● **COLLECTED DATA**
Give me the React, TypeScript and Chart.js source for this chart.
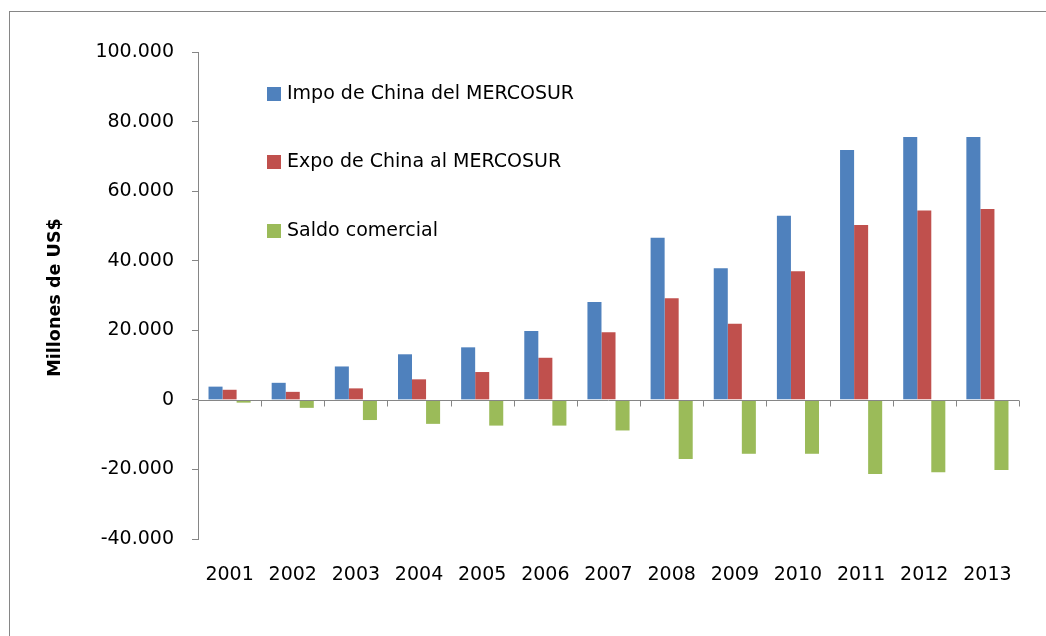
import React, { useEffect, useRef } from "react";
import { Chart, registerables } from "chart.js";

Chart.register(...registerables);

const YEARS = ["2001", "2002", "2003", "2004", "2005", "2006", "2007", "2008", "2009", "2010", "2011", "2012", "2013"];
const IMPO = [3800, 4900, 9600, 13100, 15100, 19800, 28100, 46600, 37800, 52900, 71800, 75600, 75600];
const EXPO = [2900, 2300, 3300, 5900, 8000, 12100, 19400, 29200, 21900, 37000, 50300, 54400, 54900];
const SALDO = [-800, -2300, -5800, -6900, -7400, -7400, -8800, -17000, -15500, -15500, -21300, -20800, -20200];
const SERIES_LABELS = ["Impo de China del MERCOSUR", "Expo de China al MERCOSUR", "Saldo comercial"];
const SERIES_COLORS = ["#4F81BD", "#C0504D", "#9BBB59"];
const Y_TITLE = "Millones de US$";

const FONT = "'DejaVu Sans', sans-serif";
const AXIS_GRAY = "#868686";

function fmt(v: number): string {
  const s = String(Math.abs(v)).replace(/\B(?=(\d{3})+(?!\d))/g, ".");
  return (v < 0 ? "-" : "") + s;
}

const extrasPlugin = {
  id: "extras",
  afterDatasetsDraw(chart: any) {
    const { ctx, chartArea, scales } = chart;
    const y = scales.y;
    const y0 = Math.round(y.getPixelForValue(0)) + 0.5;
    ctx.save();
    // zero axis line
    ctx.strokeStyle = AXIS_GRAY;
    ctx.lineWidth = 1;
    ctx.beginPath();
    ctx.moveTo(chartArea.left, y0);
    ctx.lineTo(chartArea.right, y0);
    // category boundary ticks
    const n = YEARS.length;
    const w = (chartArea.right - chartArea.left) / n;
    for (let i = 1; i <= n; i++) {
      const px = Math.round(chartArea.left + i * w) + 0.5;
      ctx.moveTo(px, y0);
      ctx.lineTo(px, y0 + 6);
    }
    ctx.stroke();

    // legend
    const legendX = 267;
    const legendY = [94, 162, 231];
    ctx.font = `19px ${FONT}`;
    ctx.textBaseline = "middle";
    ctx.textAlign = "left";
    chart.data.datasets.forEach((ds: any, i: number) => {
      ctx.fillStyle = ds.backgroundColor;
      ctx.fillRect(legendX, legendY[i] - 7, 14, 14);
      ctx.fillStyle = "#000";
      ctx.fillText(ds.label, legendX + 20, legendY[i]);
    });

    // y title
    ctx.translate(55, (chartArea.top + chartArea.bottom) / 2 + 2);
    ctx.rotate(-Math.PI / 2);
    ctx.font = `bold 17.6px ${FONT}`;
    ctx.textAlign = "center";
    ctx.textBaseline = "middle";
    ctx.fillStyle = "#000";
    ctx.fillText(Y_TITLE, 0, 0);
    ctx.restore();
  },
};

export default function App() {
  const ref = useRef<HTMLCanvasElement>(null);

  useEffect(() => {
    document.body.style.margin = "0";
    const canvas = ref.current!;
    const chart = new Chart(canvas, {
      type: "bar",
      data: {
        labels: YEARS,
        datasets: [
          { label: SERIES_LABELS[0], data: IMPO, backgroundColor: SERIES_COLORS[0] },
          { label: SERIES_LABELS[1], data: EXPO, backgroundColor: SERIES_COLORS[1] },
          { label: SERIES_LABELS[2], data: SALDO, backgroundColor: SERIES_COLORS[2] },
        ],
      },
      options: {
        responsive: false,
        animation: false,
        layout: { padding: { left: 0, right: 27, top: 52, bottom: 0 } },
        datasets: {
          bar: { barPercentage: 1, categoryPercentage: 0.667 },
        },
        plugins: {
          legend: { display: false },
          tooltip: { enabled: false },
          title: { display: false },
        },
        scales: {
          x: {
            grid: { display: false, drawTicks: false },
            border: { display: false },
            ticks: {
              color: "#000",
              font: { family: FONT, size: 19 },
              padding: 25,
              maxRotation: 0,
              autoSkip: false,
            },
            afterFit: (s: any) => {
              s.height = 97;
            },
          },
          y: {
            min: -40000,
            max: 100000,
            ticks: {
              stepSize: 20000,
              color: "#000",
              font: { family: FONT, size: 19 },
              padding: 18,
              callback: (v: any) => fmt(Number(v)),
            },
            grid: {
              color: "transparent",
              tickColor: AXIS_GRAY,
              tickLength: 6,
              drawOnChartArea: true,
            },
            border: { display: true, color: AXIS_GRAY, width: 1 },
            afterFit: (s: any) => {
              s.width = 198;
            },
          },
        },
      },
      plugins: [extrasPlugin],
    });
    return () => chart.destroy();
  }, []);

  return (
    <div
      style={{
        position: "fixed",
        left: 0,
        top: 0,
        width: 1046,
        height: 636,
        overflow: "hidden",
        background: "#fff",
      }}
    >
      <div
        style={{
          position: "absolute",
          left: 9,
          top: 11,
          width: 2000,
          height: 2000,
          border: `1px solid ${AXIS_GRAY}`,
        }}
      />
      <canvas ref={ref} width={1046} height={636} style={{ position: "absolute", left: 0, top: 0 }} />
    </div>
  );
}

● **TASK INSTRUCTIONS**
Which lines above contain "React"? Show each of them.

● **REPLY**
Give me the React, TypeScript and Chart.js source for this chart.
import React, { useEffect, useRef } from "react";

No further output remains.